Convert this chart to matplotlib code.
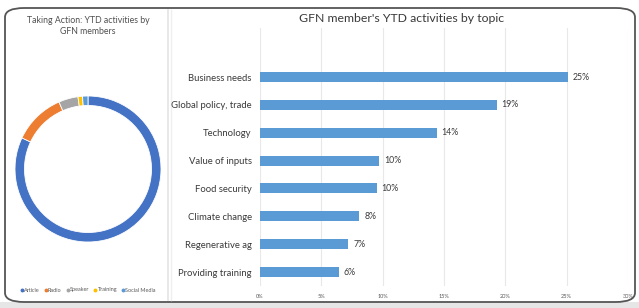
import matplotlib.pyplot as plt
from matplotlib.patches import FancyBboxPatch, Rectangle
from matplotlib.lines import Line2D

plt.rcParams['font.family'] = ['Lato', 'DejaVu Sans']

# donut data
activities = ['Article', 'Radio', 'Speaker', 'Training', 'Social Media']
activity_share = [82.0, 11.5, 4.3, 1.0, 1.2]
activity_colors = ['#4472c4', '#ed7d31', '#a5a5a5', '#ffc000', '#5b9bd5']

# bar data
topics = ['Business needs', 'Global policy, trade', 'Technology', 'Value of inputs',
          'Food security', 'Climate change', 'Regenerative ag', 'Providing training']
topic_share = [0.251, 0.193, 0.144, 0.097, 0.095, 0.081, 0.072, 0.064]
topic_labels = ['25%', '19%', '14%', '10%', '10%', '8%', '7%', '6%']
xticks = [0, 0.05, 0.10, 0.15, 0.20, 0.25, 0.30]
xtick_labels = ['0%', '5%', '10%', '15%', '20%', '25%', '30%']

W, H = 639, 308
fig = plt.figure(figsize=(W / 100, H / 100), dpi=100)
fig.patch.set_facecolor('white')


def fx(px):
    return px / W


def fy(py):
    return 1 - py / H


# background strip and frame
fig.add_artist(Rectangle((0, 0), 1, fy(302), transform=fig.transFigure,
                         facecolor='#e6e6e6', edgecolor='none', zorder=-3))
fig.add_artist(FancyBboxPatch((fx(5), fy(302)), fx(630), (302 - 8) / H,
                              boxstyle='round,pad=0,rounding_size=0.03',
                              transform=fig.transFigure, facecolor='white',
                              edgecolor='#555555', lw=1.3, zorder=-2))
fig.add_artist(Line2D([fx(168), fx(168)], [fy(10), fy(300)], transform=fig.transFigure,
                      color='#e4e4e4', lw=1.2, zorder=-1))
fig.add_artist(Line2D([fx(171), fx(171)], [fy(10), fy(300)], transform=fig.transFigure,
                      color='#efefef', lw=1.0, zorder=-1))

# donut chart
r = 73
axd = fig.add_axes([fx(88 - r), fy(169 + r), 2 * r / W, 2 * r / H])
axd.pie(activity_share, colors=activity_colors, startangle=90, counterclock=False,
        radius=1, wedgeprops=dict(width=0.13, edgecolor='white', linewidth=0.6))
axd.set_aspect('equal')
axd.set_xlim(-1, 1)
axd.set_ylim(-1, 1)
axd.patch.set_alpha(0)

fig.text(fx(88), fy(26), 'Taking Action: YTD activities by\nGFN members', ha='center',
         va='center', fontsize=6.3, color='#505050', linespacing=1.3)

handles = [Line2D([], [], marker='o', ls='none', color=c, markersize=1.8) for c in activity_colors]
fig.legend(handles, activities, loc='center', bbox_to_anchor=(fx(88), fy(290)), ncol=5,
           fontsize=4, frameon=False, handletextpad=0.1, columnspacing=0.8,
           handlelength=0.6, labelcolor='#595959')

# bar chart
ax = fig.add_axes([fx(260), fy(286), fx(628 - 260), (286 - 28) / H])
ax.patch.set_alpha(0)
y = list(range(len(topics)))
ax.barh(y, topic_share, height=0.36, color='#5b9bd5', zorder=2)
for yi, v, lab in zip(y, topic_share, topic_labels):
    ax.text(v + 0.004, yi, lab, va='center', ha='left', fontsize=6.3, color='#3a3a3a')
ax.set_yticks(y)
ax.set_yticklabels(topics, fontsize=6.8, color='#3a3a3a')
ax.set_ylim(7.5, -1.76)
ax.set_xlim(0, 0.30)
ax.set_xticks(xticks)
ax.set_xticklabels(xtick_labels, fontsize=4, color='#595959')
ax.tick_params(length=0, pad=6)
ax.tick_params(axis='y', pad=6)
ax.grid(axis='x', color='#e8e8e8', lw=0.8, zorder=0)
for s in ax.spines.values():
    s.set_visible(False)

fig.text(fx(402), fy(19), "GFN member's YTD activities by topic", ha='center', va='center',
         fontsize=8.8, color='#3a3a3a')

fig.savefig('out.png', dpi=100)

=====

## [Given request]
Using the data above, write out every line exactly, leaving the images behind.

## [Answer]
Convert this chart to matplotlib code.
import matplotlib.pyplot as plt
from matplotlib.patches import FancyBboxPatch, Rectangle
from matplotlib.lines import Line2D

plt.rcParams['font.family'] = ['Lato', 'DejaVu Sans']

# donut data
activities = ['Article', 'Radio', 'Speaker', 'Training', 'Social Media']
activity_share = [82.0, 11.5, 4.3, 1.0, 1.2]
activity_colors = ['#4472c4', '#ed7d31', '#a5a5a5', '#ffc000', '#5b9bd5']

# bar data
topics = ['Business needs', 'Global policy, trade', 'Technology', 'Value of inputs',
          'Food security', 'Climate change', 'Regenerative ag', 'Providing training']
topic_share = [0.251, 0.193, 0.144, 0.097, 0.095, 0.081, 0.072, 0.064]
topic_labels = ['25%', '19%', '14%', '10%', '10%', '8%', '7%', '6%']
xticks = [0, 0.05, 0.10, 0.15, 0.20, 0.25, 0.30]
xtick_labels = ['0%', '5%', '10%', '15%', '20%', '25%', '30%']

W, H = 639, 308
fig = plt.figure(figsize=(W / 100, H / 100), dpi=100)
fig.patch.set_facecolor('white')


def fx(px):
    return px / W


def fy(py):
    return 1 - py / H


# background strip and frame
fig.add_artist(Rectangle((0, 0), 1, fy(302), transform=fig.transFigure,
                         facecolor='#e6e6e6', edgecolor='none', zorder=-3))
fig.add_artist(FancyBboxPatch((fx(5), fy(302)), fx(630), (302 - 8) / H,
                              boxstyle='round,pad=0,rounding_size=0.03',
                              transform=fig.transFigure, facecolor='white',
                              edgecolor='#555555', lw=1.3, zorder=-2))
fig.add_artist(Line2D([fx(168), fx(168)], [fy(10), fy(300)], transform=fig.transFigure,
                      color='#e4e4e4', lw=1.2, zorder=-1))
fig.add_artist(Line2D([fx(171), fx(171)], [fy(10), fy(300)], transform=fig.transFigure,
                      color='#efefef', lw=1.0, zorder=-1))

# donut chart
r = 73
axd = fig.add_axes([fx(88 - r), fy(169 + r), 2 * r / W, 2 * r / H])
axd.pie(activity_share, colors=activity_colors, startangle=90, counterclock=False,
        radius=1, wedgeprops=dict(width=0.13, edgecolor='white', linewidth=0.6))
axd.set_aspect('equal')
axd.set_xlim(-1, 1)
axd.set_ylim(-1, 1)
axd.patch.set_alpha(0)

fig.text(fx(88), fy(26), 'Taking Action: YTD activities by\nGFN members', ha='center',
         va='center', fontsize=6.3, color='#505050', linespacing=1.3)

handles = [Line2D([], [], marker='o', ls='none', color=c, markersize=1.8) for c in activity_colors]
fig.legend(handles, activities, loc='center', bbox_to_anchor=(fx(88), fy(290)), ncol=5,
           fontsize=4, frameon=False, handletextpad=0.1, columnspacing=0.8,
           handlelength=0.6, labelcolor='#595959')

# bar chart
ax = fig.add_axes([fx(260), fy(286), fx(628 - 260), (286 - 28) / H])
ax.patch.set_alpha(0)
y = list(range(len(topics)))
ax.barh(y, topic_share, height=0.36, color='#5b9bd5', zorder=2)
for yi, v, lab in zip(y, topic_share, topic_labels):
    ax.text(v + 0.004, yi, lab, va='center', ha='left', fontsize=6.3, color='#3a3a3a')
ax.set_yticks(y)
ax.set_yticklabels(topics, fontsize=6.8, color='#3a3a3a')
ax.set_ylim(7.5, -1.76)
ax.set_xlim(0, 0.30)
ax.set_xticks(xticks)
ax.set_xticklabels(xtick_labels, fontsize=4, color='#595959')
ax.tick_params(length=0, pad=6)
ax.tick_params(axis='y', pad=6)
ax.grid(axis='x', color='#e8e8e8', lw=0.8, zorder=0)
for s in ax.spines.values():
    s.set_visible(False)

fig.text(fx(402), fy(19), "GFN member's YTD activities by topic", ha='center', va='center',
         fontsize=8.8, color='#3a3a3a')

fig.savefig('out.png', dpi=100)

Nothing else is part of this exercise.